### WRITTEN INSTRUCTION
Extract each line bearing the word "that".

### GIVEN DATA
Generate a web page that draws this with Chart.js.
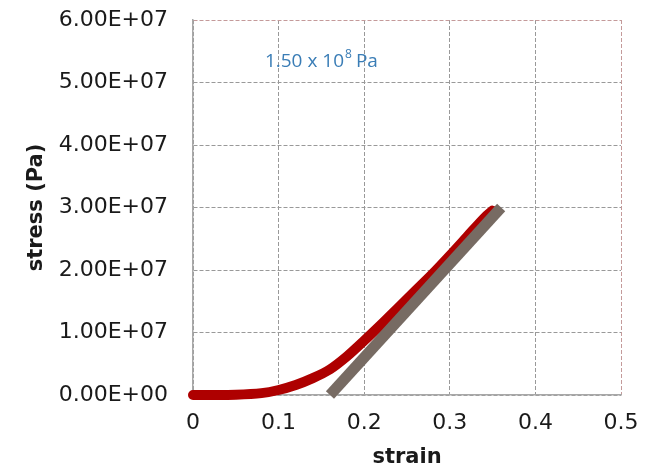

--

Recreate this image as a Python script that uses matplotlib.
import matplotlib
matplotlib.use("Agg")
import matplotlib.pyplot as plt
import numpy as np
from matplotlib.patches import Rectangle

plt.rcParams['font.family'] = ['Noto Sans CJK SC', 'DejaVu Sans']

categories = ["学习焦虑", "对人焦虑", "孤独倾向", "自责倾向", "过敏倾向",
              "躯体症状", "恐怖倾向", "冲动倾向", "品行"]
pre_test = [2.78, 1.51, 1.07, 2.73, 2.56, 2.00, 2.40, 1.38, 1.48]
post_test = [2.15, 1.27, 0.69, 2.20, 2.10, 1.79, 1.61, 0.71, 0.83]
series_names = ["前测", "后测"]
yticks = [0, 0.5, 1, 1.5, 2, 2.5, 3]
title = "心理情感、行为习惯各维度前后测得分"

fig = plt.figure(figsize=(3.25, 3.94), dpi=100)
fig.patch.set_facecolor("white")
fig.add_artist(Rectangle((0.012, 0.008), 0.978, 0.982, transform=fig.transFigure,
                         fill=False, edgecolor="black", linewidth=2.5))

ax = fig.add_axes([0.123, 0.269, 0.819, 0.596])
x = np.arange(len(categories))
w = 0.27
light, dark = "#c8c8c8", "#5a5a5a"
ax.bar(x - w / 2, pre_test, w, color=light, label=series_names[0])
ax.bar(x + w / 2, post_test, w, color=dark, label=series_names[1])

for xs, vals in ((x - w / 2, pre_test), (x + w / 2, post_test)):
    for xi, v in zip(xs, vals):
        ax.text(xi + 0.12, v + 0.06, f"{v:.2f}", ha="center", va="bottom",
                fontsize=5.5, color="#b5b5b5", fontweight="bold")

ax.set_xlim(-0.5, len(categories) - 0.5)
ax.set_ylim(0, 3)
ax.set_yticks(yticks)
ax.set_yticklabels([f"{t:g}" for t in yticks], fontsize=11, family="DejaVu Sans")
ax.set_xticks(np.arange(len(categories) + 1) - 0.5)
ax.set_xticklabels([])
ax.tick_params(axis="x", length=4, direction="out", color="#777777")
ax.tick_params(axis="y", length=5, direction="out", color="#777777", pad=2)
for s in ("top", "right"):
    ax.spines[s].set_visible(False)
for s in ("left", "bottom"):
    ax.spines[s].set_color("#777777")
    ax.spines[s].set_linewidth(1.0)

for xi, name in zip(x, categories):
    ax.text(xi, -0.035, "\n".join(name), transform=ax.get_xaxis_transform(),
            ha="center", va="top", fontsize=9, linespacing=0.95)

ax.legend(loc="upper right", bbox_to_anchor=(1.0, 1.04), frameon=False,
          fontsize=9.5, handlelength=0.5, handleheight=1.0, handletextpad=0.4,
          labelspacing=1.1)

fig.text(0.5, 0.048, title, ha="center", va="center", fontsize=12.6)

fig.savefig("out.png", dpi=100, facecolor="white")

### REPLY
Generate a web page that draws this with Chart.js.
Recreate this image as a Python script that uses matplotlib.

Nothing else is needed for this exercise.